Yesterday...One of those days where things just didn't seem to get better no matter how hard I tried. Sanguine?  Yes, but honestly I spent the day trying to be a 'difference maker' in higher education only to come up not making much of one. Come home to a loving family, but my primary thought was that others would be probably better off if I could be alone for a bit to decompress/recompose (blame it on being an only child).

Let it be known that taking the dogs for a walk is not always what I categorize as 'quality' alone time. The very nature of some gundogs, spaniels and setters in particular it seems, is that they always look to you for their sense of well being and direction.  So if you are in a particularly 'prickly' state of mind, what Holly Golightly called the "angry reds", they might seem...annoying. Not all breeds are like that-many of the continentals I've known could care less if you were the one handling them on a leash or some stranger they'd never met before.  They behave much the same either way.  Not so with spaniels (spaniels would make sure a robber was shown where the treats were kept and given lots of kisses before rolling over for a belly scratch).

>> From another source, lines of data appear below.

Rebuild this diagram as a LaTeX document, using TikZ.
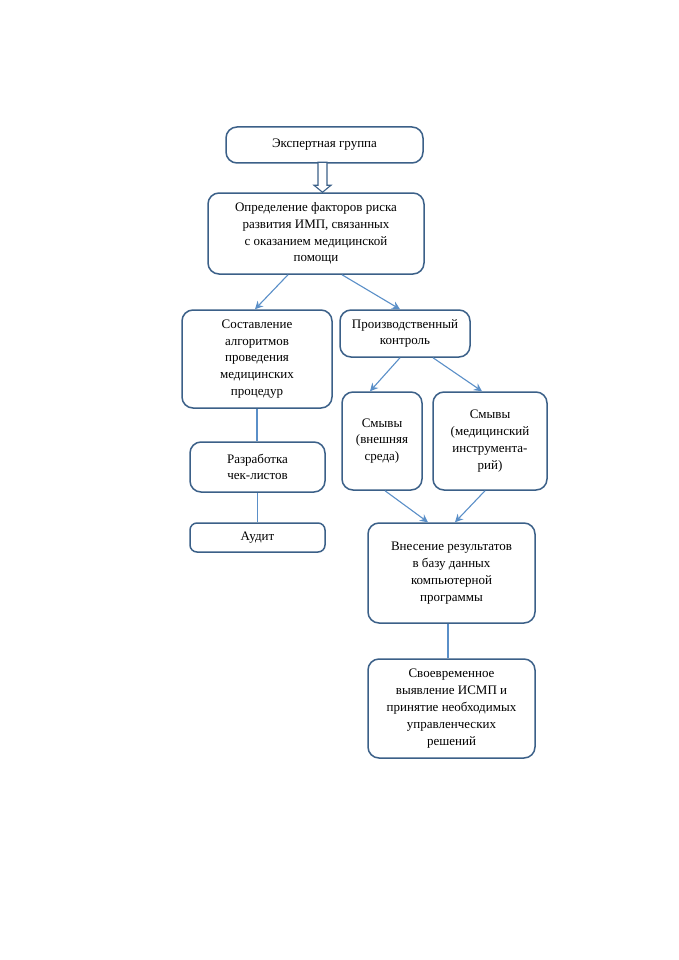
\documentclass[tikz,border=0pt]{standalone}
\usepackage{fontspec}
\setmainfont{Liberation Serif}
\usetikzlibrary{arrows.meta}
\definecolor{bord}{HTML}{3B6088}
\definecolor{conn}{HTML}{5A8FC8}
\begin{document}
\begin{tikzpicture}[x=1pt,y=-1pt,
  box/.style={draw=bord, line width=1.5pt, rounded corners=11pt, align=center, inner sep=0pt, font=\fontsize{13}{16.8}\selectfont},
  arr/.style={draw=conn, line width=1.1pt, -{Stealth[length=8pt,width=8pt]}},
  ln/.style={draw=conn, line width=1.3pt},
  hollow/.style={draw=bord, line width=1.1pt, fill=white}]
\fill[white] (0,0) rectangle (678,960);
\useasboundingbox (0,0) rectangle (678,960);
\node[box, minimum width=197pt, minimum height=36pt] (b1) at (324.5,145) {Экспертная группа};
\node[box, minimum width=216pt, minimum height=81pt] (b2) at (316,233.5) {Определение факторов риска\\развития ИМП, связанных\\с оказанием медицинской\\помощи};
\node[box, minimum width=150pt, minimum height=98pt] (b3) at (257,359) {Составление\\алгоритмов\\проведения\\медицинских\\процедур};
\node[box, minimum width=130pt, minimum height=47pt] (b4) at (405,333.5) {Производственный\\контроль};
\node[box, minimum width=80pt, minimum height=98pt] (b5) at (382,441) {Смывы\\(внешняя\\среда)};
\node[box, minimum width=114pt, minimum height=98pt] (b6) at (490,441) {Смывы\\(медицинский\\инструмента-\\рий)};
\node[box, minimum width=135pt, minimum height=50pt] (b7) at (257.5,467) {Разработка\\чек-листов};
\node[box, minimum width=135pt, minimum height=29pt, rounded corners=7pt] (b8) at (257.5,537.5) {Аудит};
\node[box, minimum width=167pt, minimum height=100pt] (b9) at (451.5,573) {Внесение результатов\\в базу данных\\компьютерной\\программы};
\node[box, minimum width=167pt, minimum height=99pt] (b10) at (451.5,708.5) {Своевременное\\выявление ИСМП и\\принятие необходимых\\управленческих\\решений};
% hollow arrow
\coordinate (tip) at ([xshift=-2pt]b1.south |- b2.north);
\draw[hollow] (tip) -- ++(-8.5,-7) -- ++(4,0) -- ++(0,-23) -- ++(9,0) -- ++(0,23) -- ++(4,0) -- cycle;
% arrows
\draw[arr] ([xshift=-28pt]b2.south) -- ([xshift=-2pt]b3.north);
\draw[arr] ([xshift=26pt]b2.south) -- ([xshift=-5pt]b4.north);
\draw[arr] ([xshift=-5pt]b4.south) -- ([xshift=-12pt]b5.north);
\draw[arr] ([xshift=28pt]b4.south) -- ([xshift=-8pt]b6.north);
\draw[arr] ([xshift=3pt]b5.south) -- ([xshift=-23.5pt]b9.north);
\draw[arr] ([xshift=-5pt]b6.south) -- ([xshift=3.5pt]b9.north);
% lines
\draw[ln] (b3.south) -- (b3.south |- b7.north);
\draw[ln] (b7.south) -- (b7.south |- b8.north);
\draw[ln] ([xshift=-3.5pt]b9.south) -- ([xshift=-3.5pt]b10.north);
\end{tikzpicture}
\end{document}
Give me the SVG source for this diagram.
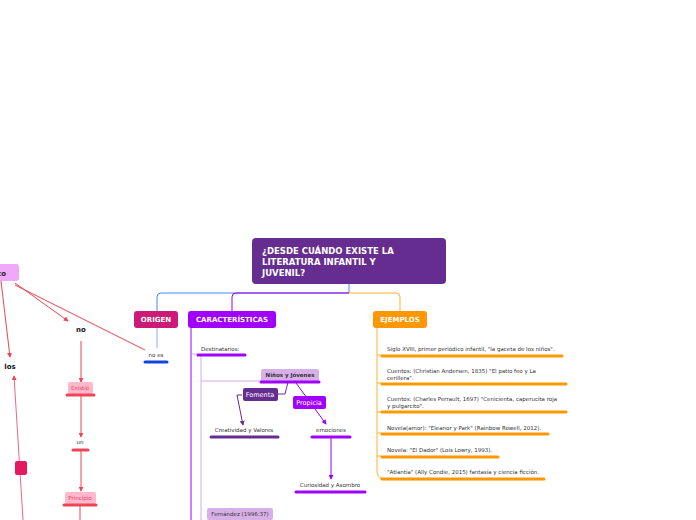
<svg xmlns="http://www.w3.org/2000/svg" width="696" height="520" viewBox="0 0 696 520">
<defs>
<style>
text{font-family:"DejaVu Sans","Liberation Sans",sans-serif}
.s{font-size:5.5px;fill:#333}
.b{font-size:7px;font-weight:bold;fill:#fff}
.u{stroke-width:3;stroke-linecap:round}
.c{fill:none;stroke-width:1}
</style>
<marker id="ar" viewBox="0 0 6 6" refX="5" refY="3" markerWidth="5" markerHeight="5" orient="auto"><path d="M0,0L6,3L0,6z" fill="#ee4455"/></marker>
<marker id="ap" viewBox="0 0 6 6" refX="5" refY="3" markerWidth="5" markerHeight="5" orient="auto"><path d="M0,0L6,3L0,6z" fill="#9b00f0"/></marker>
<marker id="ad" viewBox="0 0 6 6" refX="5" refY="3" markerWidth="5" markerHeight="5" orient="auto"><path d="M0,0L6,3L0,6z" fill="#6a2c91"/></marker>
</defs>
<rect width="696" height="520" fill="#fff"/>
<g id="connectors">
<path class="c" stroke="#4488ff" d="M349,284V293H161Q157,293 157,297V311"/>
<path class="c" stroke="#9b00f0" d="M232,311V297Q232,293 236,293H349"/>
<path class="c" stroke="#ffb030" d="M349,293H396Q400,293 400,297V311"/>
<path class="c" stroke="#88aaff" d="M157,328V348"/>
<path class="c" stroke="#9b00f0" d="M191,328V520"/>
<path class="c" stroke="#d8a8f0" d="M192,354H197M201,354V520M201,381H262"/>
<path class="c" stroke="#ffb030" d="M377,328V470Q377,478 382,478M377,355H382M377,383H382M377,412H382M377,433H382M377,456H382"/>
<path class="c" stroke="#6a2c91" d="M288,382L285,394H275M242,395H237L243,425" marker-end="url(#ad)"/>
<path class="c" stroke="#9b00f0" d="M296,383L326,424" marker-end="url(#ap)"/>
<path class="c" stroke="#9b00f0" d="M331,437V479" marker-end="url(#ap)"/>
<path class="c" stroke="#ee4455" d="M1,281L10,357" marker-end="url(#ar)"/>
<path class="c" stroke="#ee4455" d="M15,283L68,321" marker-end="url(#ar)"/>
<path class="c" stroke="#ee4455" d="M15,285L145,350"/>
<path class="c" stroke="#ee4455" d="M81,341V382" marker-end="url(#ar)"/>
<path class="c" stroke="#ee4455" d="M81,395V437" marker-end="url(#ar)"/>
<path class="c" stroke="#ee4455" d="M81,450V491" marker-end="url(#ar)"/>
<path class="c" stroke="#ee4455" d="M80,506V520"/>
<path class="c" stroke="#ee6688" d="M23,520L14,376" marker-end="url(#ar)"/>
</g>
<g id="title"><rect x="252" y="238" width="194" height="46" rx="4" fill="#662d91"/><text x="262" y="254" class="b" font-size="8.5" style="font-size:8.5px">¿DESDE CUÁNDO EXISTE LA</text><text x="262" y="265" class="b" style="font-size:8.5px">LITERATURA INFANTIL Y</text><text x="262" y="276" class="b" style="font-size:8.5px">JUVENIL?</text></g>
<g id="origen"><rect x="134" y="311" width="44" height="17" rx="3" fill="#cc1a77"/><text x="156" y="322" class="b" text-anchor="middle">ORIGEN</text></g>
<g id="caracteristicas"><rect x="188" y="311" width="88" height="17" rx="3" fill="#a000ff"/><text x="232" y="322" class="b" text-anchor="middle">CARACTERÍSTICAS</text></g>
<g id="ejemplos"><rect x="373" y="311" width="54" height="17" rx="3" fill="#ff9800"/><text x="400" y="322" class="b" text-anchor="middle">EJEMPLOS</text></g>
<g id="noes"><text x="156" y="357" class="s" text-anchor="middle">no es</text><line class="u" x1="145" y1="362" x2="167" y2="362" stroke="#1144dd"/></g>
<g id="destinatarios"><text x="201" y="351" class="s">Destinatarios:</text><line class="u" x1="198" y1="355" x2="245" y2="355" stroke="#a000ff"/></g>
<g id="ninos"><rect x="261" y="369" width="58" height="13" rx="2" fill="#d8b0e8"/><text x="290" y="377" class="s" text-anchor="middle" font-weight="bold">Niños y Jóvenes</text><line class="u" x1="261" y1="382" x2="319" y2="382" stroke="#a000ff"/></g>
<g id="fomenta"><rect x="243" y="388" width="35" height="13" rx="2" fill="#662d91"/><text x="260" y="397" text-anchor="middle" style="font-size:6.5px;fill:#fff">Fomenta</text></g>
<g id="propicia"><rect x="293" y="396" width="33" height="13" rx="2" fill="#a000ff"/><text x="309" y="405" text-anchor="middle" style="font-size:6.5px;fill:#fff">Propicia</text></g>
<g id="creatividad"><text x="244" y="432" class="s" text-anchor="middle">Creatividad y Valores</text><line class="u" x1="211" y1="437" x2="278" y2="437" stroke="#662d91"/></g>
<g id="emociones"><text x="331" y="432" class="s" text-anchor="middle">emociones</text><line class="u" x1="312" y1="437" x2="350" y2="437" stroke="#a000ff"/></g>
<g id="curiosidad"><text x="330" y="487" class="s" text-anchor="middle">Curiosidad y Asombro</text><line class="u" x1="296" y1="492" x2="365" y2="492" stroke="#a000ff"/></g>
<g id="fernandez"><rect x="207" y="508" width="66" height="12" rx="2" fill="#d8b0e8"/><text x="240" y="516" class="s" text-anchor="middle">Fernández (1996:37)</text></g>
<g id="ej1"><text x="387" y="351" class="s">Siglo XVIII, primer periódico infantil, "la gaceta de los niños".</text><line class="u" x1="382" y1="356" x2="562" y2="356" stroke="#ff9800"/></g>
<g id="ej2"><text x="387" y="373" class="s">Cuentos: (Christian Andersen, 1835) "El patio feo y  La</text><text x="387" y="380" class="s">cerillera".</text><line class="u" x1="382" y1="384" x2="566" y2="384" stroke="#ff9800"/></g>
<g id="ej3"><text x="387" y="401" class="s">Cuentos: (Charles Perrault, 1697) "Cenicienta, caperucita roja</text><text x="387" y="408" class="s">y pulgarcito".</text><line class="u" x1="382" y1="412" x2="566" y2="412" stroke="#ff9800"/></g>
<g id="ej4"><text x="387" y="430" class="s">Novela(amor): "Eleanor y Park" (Rainbow Rowell, 2012).</text><line class="u" x1="382" y1="434" x2="548" y2="434" stroke="#ff9800"/></g>
<g id="ej5"><text x="387" y="452" class="s">Novela: "El Dador" (Lois Lowry, 1993).</text><line class="u" x1="382" y1="457" x2="498" y2="457" stroke="#ff9800"/></g>
<g id="ej6"><text x="387" y="474" class="s">"Atlantia" (Ally Condie, 2015) fantasía y ciencia ficción.</text><line class="u" x1="382" y1="479" x2="544" y2="479" stroke="#ff9800"/></g>
<g id="cto"><rect x="-10" y="264" width="29" height="17" rx="3" fill="#f0a8f8"/><text x="6" y="276" text-anchor="end" style="font-size:7px;font-weight:bold;fill:#222">cto</text></g>
<g id="no"><text x="81" y="332" text-anchor="middle" style="font-size:7px;font-weight:bold;fill:#111">no</text></g>
<g id="los"><text x="10" y="369" text-anchor="middle" style="font-size:7px;font-weight:bold;fill:#111">los</text></g>
<g id="existio"><rect x="68" y="382" width="25" height="12" rx="2" fill="#ffb8cc"/><text x="80" y="390" class="s" text-anchor="middle" fill="#ee4466" style="fill:#ee4466">Existió</text><line class="u" x1="67" y1="395" x2="94" y2="395" stroke="#ee4455"/></g>
<g id="un"><text x="80" y="444" class="s" text-anchor="middle">un</text><line class="u" x1="73" y1="450" x2="88" y2="450" stroke="#ee4455"/></g>
<g id="principio"><rect x="65" y="492" width="31" height="12" rx="2" fill="#ffb8cc"/><text x="80" y="500" class="s" text-anchor="middle" style="fill:#ee4466">Principio</text><line class="u" x1="64" y1="505" x2="96" y2="505" stroke="#ee4455"/></g>
<g id="pinkbox"><rect x="15" y="461" width="12" height="14" rx="2" fill="#e8185e"/></g>
</svg>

But I digress.  I've heard this closeness best described by someone who cherishes it in their dogs: "I wouldn't have a dog that didn't follow me when I leave a room".  One of my dogs eventually notices when I leave the room.  The other will have followed me. Guaranteed. And I love them both.

The usual walk/exercise loop is around a 10 acre field in a park.  The field is an equal mix of briar and rye; mowed by the city a few times a year so it's never really overgrown.

With the upcoming hunt tests I decided to take a more circuitous route through the field than I normally do, thinking I could at least give Emmie a chance to work on her pattern.  100 yards into the field she got 'birdy'.  Based on passed experience I'm thinking it must be deer poop that has her so animated, because this area is generally all but bereft of other game-but I should know how to read her signs better by now because she was working on real scent.

Low and behold:
whiiiirrrllllss  up from the grass. Rising nearly12' into the air before heading to the safety of the privet hedge encircling the field. I was being presented a chip shot as it reached it's apex-especially compared to the three flushes I fought both briar and brush to see just a few weeks ago.

But the season's over.
No gun.
It's a public park.

Nevertheless, there was a smile on my face.  And there was much loving-up on Emmie for finding probably the only real gamebird in the whole county.

A bad day was reclaimed thanks to a 4 oz bird and a 38# dog.